After Foltz and fellow suffragist Laura de Force Gordon enrolled at Hastings College of Law, the Hastings board informed them that women were not allowed to study there. Foltz and Gordon sued Hastings and represented themselves in court. The trial court ruled in the women’s favor; however, Hastings appealed the case and won. The case went to the California Supreme Court, which ruled in favor of the women. The decision influenced California’s 1879 Constitutional Convention to adopt two clauses guaranteeing women access to education and employment, the first state to do so.

Foltz is also considered the founder of the California parole system and originator of the public defender system.

Laura De Force Gordon

Laura de Force Gordon was a lawyer and newspaper editor who advocated for women’s rights. She contributed to the founding of the California Woman Suffrage Society. In February 1868 in San Francisco, she delivered a call for equal rights for women, one of the first such public appeals to be made in the West.

She actively lobbied for Clara Foltz’s Woman Lawyer’s Bill and later joined her in the landmark Hastings lawsuit, where the California Supreme Court ultimately ruled women had a right to attend the law school.
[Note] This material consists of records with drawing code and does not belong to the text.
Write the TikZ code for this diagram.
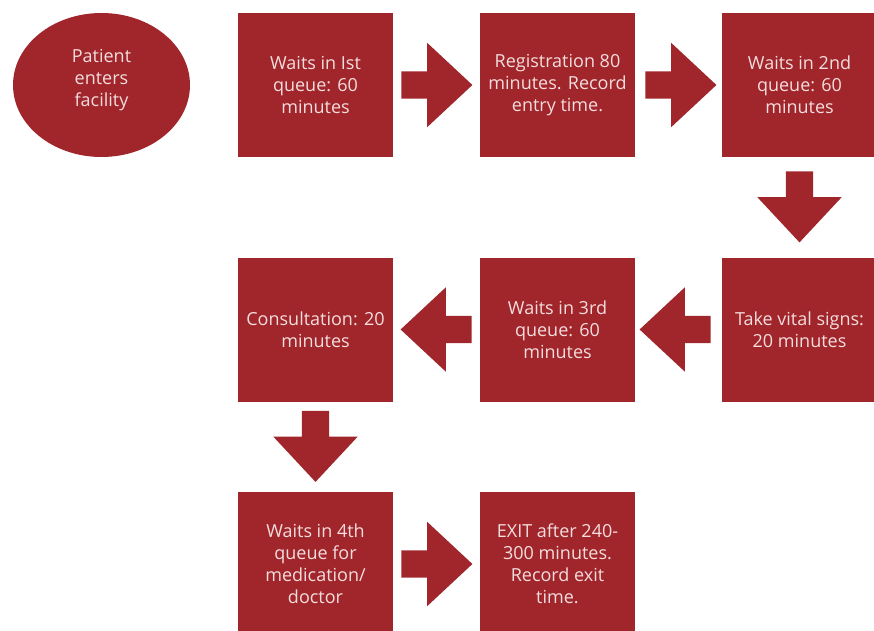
\documentclass[tikz,border=0pt]{standalone}
\usepackage{fontspec}
\setmainfont{Open Sans}
\usetikzlibrary{positioning,calc,shapes.arrows,shapes.geometric}
\definecolor{clinic}{HTML}{A1262B}
\definecolor{clinictxt}{HTML}{F4DDDE}
\tikzset{
  stepbox/.style={rectangle,fill=clinic,text=clinictxt,minimum width=155pt,minimum height=144pt,
    inner sep=2pt,align=center,font=\fontsize{18}{22}\selectfont},
  startnode/.style={ellipse,fill=clinic,text=clinictxt,minimum width=177pt,minimum height=144pt,
    inner sep=0pt,align=center,text depth=15pt,font=\fontsize{18}{22}\selectfont},
  blkarrow/.style={single arrow,fill=clinic,inner sep=13.5pt,
    single arrow head extend=28.5pt,single arrow tip angle=86,minimum height=71pt,anchor=tail},
  rarr/.style={blkarrow,shape border rotate=0},
  larr/.style={blkarrow,shape border rotate=180},
  darr/.style={blkarrow,shape border rotate=270},
}
\begin{document}
\begin{tikzpicture}[x=1pt,y=1pt]
  \useasboundingbox (0,0) rectangle (874,630);
  % first row
  \node[startnode] (enter) at (101.5,545) {Patient\\enters\\facility};
  \node[stepbox] (q1) at (315.5,545) {Waits in Ist\\queue: 60\\minutes};
  \node[stepbox] (reg) at (557.5,545) {Registration 80\\minutes. Record\\entry time.};
  \node[stepbox] (q2) at (799.5,545) {Waits in 2nd\\queue: 60\\minutes};
  % second row (runs right to left)
  \node[stepbox] (vital) at (799.5,300.5) {Take vital signs:\\20 minutes};
  \node[stepbox] (q3) at (557.5,300.5) {Waits in 3rd\\queue: 60\\minutes};
  \node[stepbox] (cons) at (315.5,300.5) {Consultation: 20\\minutes};
  % third row
  \node[stepbox] (q4) at (315.5,66) {Waits in 4th\\queue for\\medication/\\doctor};
  \node[stepbox] (exit) at (557.5,66) {EXIT after 240-\\300 minutes.\\Record exit\\time.};
  % block arrows in the gaps
  \node[rarr] (a1) at ([xshift=8pt]q1.east) {};
  \node[rarr] (a2) at ([xshift=10pt]reg.east) {};
  \node[darr] (a3) at ([yshift=-14pt]q2.south) {};
  \node[larr] (a4) at ([xshift=-11pt]vital.west) {};
  \node[larr] (a5) at ([xshift=-8pt]q3.west) {};
  \node[darr] (a6) at ([yshift=-9pt]cons.south) {};
  \node[rarr] (a7) at ([xshift=8pt]q4.east) {};
\end{tikzpicture}
\end{document}
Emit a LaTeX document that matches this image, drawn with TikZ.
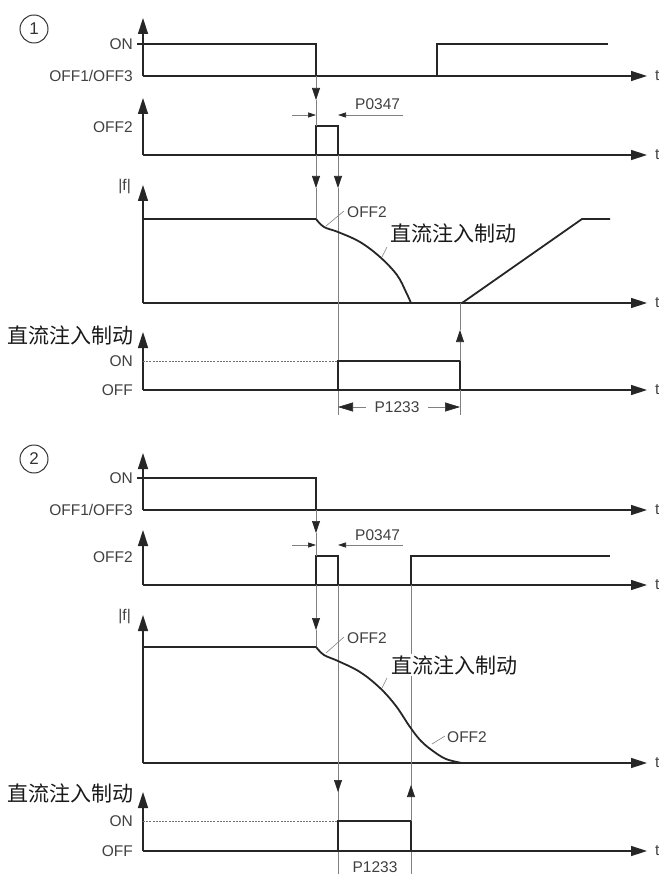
\documentclass[tikz,border=0pt]{standalone}
\usepackage{fontspec}
\setmainfont{Liberation Sans}
\newfontfamily\cjk{Noto Sans CJK SC}
\usetikzlibrary{arrows.meta}
\begin{document}
\begin{tikzpicture}[x=1pt,y=-1pt,
  sig/.style={line width=1.8pt, draw=black!85, line join=miter},
  axis/.style={line width=1.4pt, draw=black!85, -{Triangle[length=16pt,width=10pt]}},
  guide/.style={line width=0.6pt, draw=black!50},
  dashguide/.style={line width=0.7pt, draw=black!55, dash pattern=on 2pt off 1.2pt},
  smallarr/.style={guide, -{Triangle[length=12pt,width=8pt,color=black!85]}},
  tinyarr/.style={guide, -{Triangle[length=8pt,width=5pt,color=black!85]}},
  dimarr/.style={guide, -{Triangle[length=15pt,width=9pt,color=black!85]}},
  lbl/.style={font=\fontsize{15.5}{16}\selectfont, text=black!75, inner sep=0pt},
  cn/.style={font=\cjk\fontsize{21}{23}\selectfont, text=black!90, inner sep=1pt},
  num/.style={circle, draw=black!80, line width=1pt, minimum size=28pt, inner sep=0pt, font=\fontsize{17}{17}\selectfont, text=black!80}
]
\useasboundingbox (0,0) rectangle (658,874);

% ================= Panel 1 =================
\node[num] (n1) at (34,29) {1};

% ON / OFF1/OFF3
\draw[axis] (143,76) -- (143,18);
\draw[axis] (143,76) -- (647,76);
\draw[sig] (137,44) -- (316,44) -- (316,76);
\draw[sig] (437,76) -- (437,44) -- (608,44);
\node[lbl, anchor=east] (on1) at (133,44) {ON};
\node[lbl, anchor=east] (off13a) at (133,76) {OFF1/OFF3};
\node[lbl, anchor=west] (t1) at (655,76) {t};

% OFF2
\draw[axis] (143,155) -- (143,98);
\draw[axis] (143,155) -- (647,155);
\draw[sig] (316,155) -- (316,126) -- (338,126) -- (338,155);
\node[lbl, anchor=east] (off2a) at (133,127) {OFF2};
\node[lbl, anchor=west] (t2) at (655,155) {t};
\draw[smallarr] (316,76) -- (316,100);
\draw[guide] (316,100) -- (316,126);
\draw[tinyarr] (292,115) -- (316,115);
\draw[tinyarr] (403,115) -- (338,115);
\node[lbl, anchor=base west] (p0347a) at (355,110) {P0347};

% |f|
\draw[axis] (143,303) -- (143,185);
\draw[axis] (143,303) -- (647,303);
\node[lbl, anchor=east] (fa) at (131,187) {|f|};
\node[lbl, anchor=west] (t3) at (655,303) {t};
\draw[smallarr] (316,155) -- (316,188);
\draw[guide] (316,188) -- (316,219);
\draw[smallarr] (338,155) -- (338,188);
\draw[guide] (338,188) -- (338,415);
\draw[sig] (143,219) -- (316,219);
\draw[sig] plot[smooth, tension=0.6] coordinates {(316,219) (324,227) (338,232) (360,242) (380,257) (397,275) (406,292) (411,303)};
\draw[sig] (411,303) -- (462,303) -- (582,219) -- (610,219);
\draw[guide] (326,226) -- (344,211);
\node[lbl, anchor=west] (off2b) at (347,212) {OFF2};
\draw[guide] (382,257) -- (387,247);
\node[cn, anchor=west, fill=white] (dc1) at (389,233) {直流注入制动};

% DC brake 1
\node[cn, anchor=west] (dcl1) at (6,335) {直流注入制动};
\draw[axis] (143,390) -- (143,332);
\draw[axis] (143,390) -- (647,390);
\draw[dashguide] (143,361) -- (338,361);
\draw[sig] (338,390) -- (338,361) -- (460,361) -- (460,390);
\node[lbl, anchor=east] (on2) at (133,361) {ON};
\node[lbl, anchor=east] (off1) at (133,390) {OFF};
\node[lbl, anchor=west] (t4) at (655,390) {t};
\draw[smallarr] (460,361) -- (460,330);
\draw[guide] (460,330) -- (460,303);
\draw[guide] (460,390) -- (460,415);
\draw[dimarr] (366,407) -- (338,407);
\draw[dimarr] (428,407) -- (460,407);
\node[lbl] (p1233a) at (397,407) {P1233};

% ================= Panel 2 =================
\node[num] (n2) at (34,459) {2};

\draw[axis] (143,510) -- (143,453);
\draw[axis] (143,510) -- (647,510);
\draw[sig] (137,478) -- (316,478) -- (316,510);
\node[lbl, anchor=east] (on3) at (133,478) {ON};
\node[lbl, anchor=east] (off13b) at (133,510) {OFF1/OFF3};
\node[lbl, anchor=west] (t5) at (655,510) {t};

% OFF2
\draw[axis] (143,585) -- (143,530);
\draw[axis] (143,585) -- (647,585);
\draw[sig] (316,585) -- (316,556) -- (338,556) -- (338,585);
\draw[sig] (411,585) -- (411,556) -- (610,556);
\node[lbl, anchor=east] (off2c) at (133,557) {OFF2};
\node[lbl, anchor=west] (t6) at (655,585) {t};
\draw[smallarr] (316,510) -- (316,533);
\draw[guide] (316,533) -- (316,556);
\draw[tinyarr] (292,545) -- (316,545);
\draw[tinyarr] (403,545) -- (338,545);
\node[lbl, anchor=base west] (p0347b) at (355,540) {P0347};

% |f|
\draw[axis] (143,763) -- (143,615);
\draw[axis] (143,763) -- (647,763);
\node[lbl, anchor=east] (fb) at (131,617) {|f|};
\node[lbl, anchor=west] (t7) at (655,763) {t};
\draw[smallarr] (316,585) -- (316,630);
\draw[guide] (316,630) -- (316,647);
\draw[guide] (338,585) -- (338,874);
\draw[guide] (411,585) -- (411,874);
\draw[sig] (143,647) -- (316,647);
\draw[sig] plot[smooth, tension=0.6] coordinates {(316,647) (324,655) (338,661) (360,672) (380,688) (396,706) (410,727) (421,741) (433,751) (446,759) (462,763)};
\draw[guide] (326,653) -- (344,637);
\node[lbl, anchor=west] (off2d) at (347,638) {OFF2};
\draw[guide] (382,688) -- (387,678);
\node[cn, anchor=west, fill=white] (dc2) at (390,665) {直流注入制动};
\draw[guide] (432,744) -- (445,736);
\node[lbl, anchor=west] (off2e) at (447,737) {OFF2};

% DC brake 2
\node[cn, anchor=west] (dcl2) at (6,793) {直流注入制动};
\draw[axis] (143,851) -- (143,792);
\draw[axis] (143,851) -- (647,851);
\draw[dashguide] (143,821) -- (338,821);
\draw[sig] (338,851) -- (338,821) -- (411,821) -- (411,851);
\node[lbl, anchor=east] (on4) at (133,821) {ON};
\node[lbl, anchor=east] (off3) at (133,851) {OFF};
\node[lbl, anchor=west] (t8) at (655,851) {t};
\draw[smallarr] (338,770) -- (338,792);
\draw[smallarr] (411,821) -- (411,785);
\node[lbl] (p1233b) at (375,867) {P1233};
\end{tikzpicture}
\end{document}
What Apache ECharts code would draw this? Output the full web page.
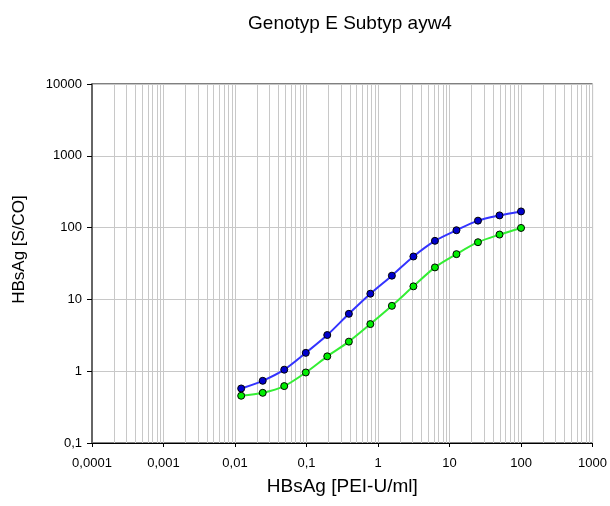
<!DOCTYPE html>
<html>
<head>
<meta charset="utf-8">
<script src="https://cdn.jsdelivr.net/npm/echarts@6/dist/echarts.min.js"></script>
<style>html,body{margin:0;padding:0;background:#fff}#c{width:610px;height:506px}</style>
</head>
<body>
<div id="c"></div>
<script>
const concentrations = [0.0122, 0.0244, 0.0488, 0.0977, 0.195, 0.391, 0.781, 1.5625, 3.125, 6.25, 12.5, 25, 50, 100];
const seriesBlue = [0.575, 0.735, 1.05, 1.80, 3.19, 6.30, 12.0, 21.4, 39.6, 65.4, 91.9, 125, 148, 168];
const seriesGreen = [0.455, 0.50, 0.62, 0.96, 1.61, 2.58, 4.53, 8.13, 15.2, 27.9, 42.7, 62.6, 80.0, 98.9];
const xTickLabels = ['0,0001', '0,001', '0,01', '0,1', '1', '10', '100', '1000'];
const yTickLabels = ['0,1', '1', '10', '100', '1000', '10000'];
const titleText = 'Genotyp E Subtyp ayw4';
const xName = 'HBsAg [PEI-U/ml]';
const yName = 'HBsAg [S/CO]';

const xMin = 0.0001, xMax = 1000, yMin = 0.1, yMax = 10000;

// minor vertical gridlines at 2..9 within each decade of the x axis
const minorX = [];
for (let e = -4; e < 3; e++) {
  for (let k = 2; k <= 9; k++) {
    minorX.push(k * Math.pow(10, e));
  }
}

function fmt(v, labels, minExp) {
  const e = Math.round(Math.log10(v));
  return labels[e - minExp] !== undefined ? labels[e - minExp] : '';
}

const chart = echarts.init(document.getElementById('c'), null, { renderer: 'canvas' });
const font = 'Liberation Sans, Arial, sans-serif';
chart.setOption({
  animation: false,
  backgroundColor: '#fff',
  title: {
    text: titleText, left: 345, top: 9, textAlign: 'center',
    textStyle: { fontFamily: font, fontSize: 19, fontWeight: 'normal', color: '#000' }
  },
  grid: { left: 92, right: 16, top: 84, bottom: 63, show: true, borderColor: '#000', borderWidth: 1 },
  xAxis: {
    type: 'log', logBase: 10, min: xMin, max: xMax,
    name: xName, nameLocation: 'middle', nameGap: 34,
    nameTextStyle: { fontFamily: font, fontSize: 19, color: '#000' },
    axisLine: { show: true, lineStyle: { color: '#000', width: 1 } },
    axisTick: { show: true, length: 4, lineStyle: { color: '#000' } },
    axisLabel: { margin: 14, fontFamily: font, fontSize: 13, color: '#000', formatter: v => fmt(v, xTickLabels, -4) },
    splitLine: { show: true, lineStyle: { color: '#c8c8c8', width: 1 } }
  },
  yAxis: {
    type: 'log', logBase: 10, min: yMin, max: yMax,
    name: yName, nameLocation: 'middle', nameGap: 64, nameRotate: 90,
    nameTextStyle: { fontFamily: font, fontSize: 17, color: '#000', padding: [0, 0, 0, 28] },
    axisLine: { show: true, lineStyle: { color: '#666', width: 2 } },
    axisTick: { show: true, length: 5, lineStyle: { color: '#000' } },
    axisLabel: { margin: 10, fontFamily: font, fontSize: 13, color: '#000', formatter: v => fmt(v, yTickLabels, -1) },
    splitLine: { show: true, lineStyle: { color: '#c8c8c8', width: 1 } }
  },
  series: [
    {
      type: 'custom', name: 'minorGrid', silent: true, z: 0,
      data: minorX.map(v => [v]),
      encode: { x: 0 },
      renderItem: function (params, api) {
        const x = api.value(0);
        const p1 = api.coord([x, yMin]);
        const p2 = api.coord([x, yMax]);
        const px = Math.round(p1[0]) + 0.5;
        return {
          type: 'line',
          shape: { x1: px, y1: p1[1], x2: px, y2: p2[1] },
          style: { stroke: '#c8c8c8', lineWidth: 1 }
        };
      }
    },
    {
      type: 'line', name: 'blue', smooth: 0.3,
      data: concentrations.map((c, i) => [c, seriesBlue[i]]),
      symbol: 'circle', symbolSize: 7,
      lineStyle: { color: '#3333ff', width: 2 },
      itemStyle: { color: '#0000cc', borderColor: '#000', borderWidth: 1 },
      z: 5
    },
    {
      type: 'line', name: 'green', smooth: 0.3,
      data: concentrations.map((c, i) => [c, seriesGreen[i]]),
      symbol: 'circle', symbolSize: 7,
      lineStyle: { color: '#33ee33', width: 2 },
      itemStyle: { color: '#00ee00', borderColor: '#000', borderWidth: 1 },
      z: 4
    }
  ]
});
</script>
</body>
</html>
Their victory set off a precedent for women’s rights to employment and education in California.

Gordon practiced general and criminal law in San Francisco and Stockton, and became the first woman in California to argue a case to a jury. She became renowned for her defenses in murder cases and practiced in front of the United States Supreme Court.

Mary McHenry Keith

Mary McHenry Keith was the first woman to graduate from Hastings Law School. She practiced law for a short while before fully participating in activism for women’s and animal rights. She organized in Berkeley with the Woman’s Congress, Berkeley Political Equality Club, and other organizations. 

Keith's leadership was key to the passing of women's suffrage in California in 1911 (marking "The Sixth Star"). After the dismissal of the campaign in 1896, Keith began a new approach to the movement with messaging that emphasized the right and need to co-education and utilizing devices such as cars and telephones for outreach to rural areas. In 1912, she was elected president of California’s Equal Suffrage Association, where she supported suffrage on a national level and contributed to the 19th amendment's ratification in 1920. 

Gail Laughlin

Gail Laughlin was the first woman to practice law in Maine and served on the Maine State Senate, but she had a big impact in California. In 1914, she opened a law office in San Francisco. There, she helped found the National League for Women’s Service, served as a judge in the police courts, and drafted and passed a law allowing women to serve on juries.

Laughlin's impact reached beyond California and her native state. She began her advocacy for women on juries in 1908 in Denver, where she opened her second law office. She delivered the opening keynote at the first National Federation of Business and Professional Women convention in 1919 in St. Louis and was elected as the organization's first national president. In 1927, she helped campaign for the Equal Rights Amendment and led a 200-car motorcade from Kansas to South Dakota to confront President Calvin Coolidge during his vacation.